Él tenía muy claro lo de mi vocación, en cualquier caso. Aún nos encontramos un par de veces en cubierta durante la travesía. Me presentó a varios de sus colegas en los siguientes términos: «Una futura lumbrera de la Escuela de medicina de Viena», lo cual no sonaba a fanfarronada, sino a algo muy natural. Cada vez me resultaba más difícil decirle la verdad en forma cruel e inequívoca. Como hablaba tanto de mi padre, como estuvo presente cuando mi padre regresó a salvarme, desilusionarlo me hubiera sido imposible.

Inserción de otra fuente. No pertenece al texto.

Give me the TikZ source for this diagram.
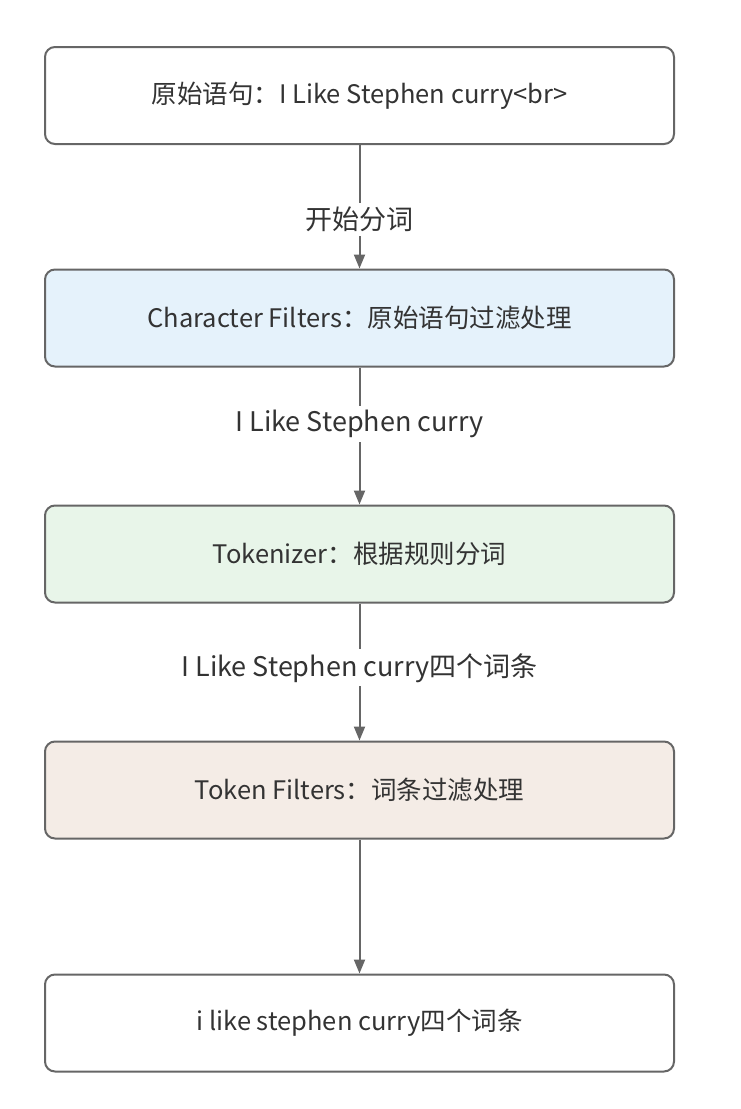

Fue una travesía maravillosa; vi a bastante gente y hablé con muchos de ellos. Un grupo de geólogos alemanes inspeccionó las formaciones en las Puertas de Hierro y discutió sobre ellas en términos para mí incomprensibles. Un historiador americano intentaba explicarle a su familia las campañas de Trajano. Iba camino de Bizancio, verdadero objeto de sus investigaciones, y sólo lograba captar la atención de su mujer: sus dos hijas, chicas muy bonitas, preferían charlar con los estudiantes. Nos hicimos un poco amigos en inglés; ambas se quejaron de su padre, que vivía siempre en el pasado mientras que ellas eran jóvenes y vivían en el presente. Lo decían con tal convicción que uno les creía. Subieron campesinos con canastas llenas de fruta y verdura. Un mozo de cordel se echó a la espalda un piano entero, y después de bajarlo velozmente por la pasarela, lo depositó en el suelo. Era pequeño, musculosísimo y tenía una cerviz de toro; sin embargo, hasta ahora no he logrado entender cómo pudo cargar aquéllo solo.

Buco y yo bajamos en Lom Palanka. Pensábamos pasar la noche allí y a la mañana siguiente coger el tren que iba a Sofía atravesando los Balcanes. El Dr. Menachemoff, que seguía viaje hasta Rustschuk, se quedó en el barco. Al despedirme de él con la conciencia cargada de dudas, recuerdo que me dijo:

—No olvides lo que espero de ti. —Tras lo cual añadió con firmeza:

—Y no dejes que nadie te aparte de tus objetivos, ¿me oyes?: ¡nadie!

Era lo más fuerte que había dicho hasta entonces; sus palabras sonaron a mandamiento y yo lancé un suspiro de alivio.

Durante toda la noche que pasamos en Lom, en la que no pegué ojo a causa de las chinches, estuve buscándole un sentido a su última frase. Obviamente debió darse cuenta de que yo era un renegado, pero optó por disimular. Me sentía avergonzado de mi engaño, de no haberme atrevido a decirle la verdad en forma clara y concluyente. Pero él también había disimulado. Se hizo el que no comprendía lo ocurrido. Aún era de noche cuando fui al cuarto de Buco, quien tampoco podía dormir a causa de las chinches, y le pregunté:

—¿Qué le dijiste al Dr. Menachemoff? ¿Le dijiste qué estoy estudiando?

—Sí, química, ¿qué quieres que le dijera?

Era, pues, cierto que lo sabía, y había tratado de hacerme volver al buen camino. Fue el único que hizo lo que mi padre hubiera hecho: permitirme elegir libremente. Había sido testigo de lo que aquella vez surgiera entre mi padre y yo, y fue también el único en conservarlo. En el barco que me transportaba de vuelta a ese país, me había transmitido un mensaje sobre el que no tenía ningún derecho a los ojos del mundo. Y lo hizo empleando la astucia, no dándose por enterado de lo que había ocurrido. Lo que le importaba era la integridad del mensaje, la pureza de sus términos. Y no tuvo en cuenta mi estado de ánimo en el momento en que me lo transmitió.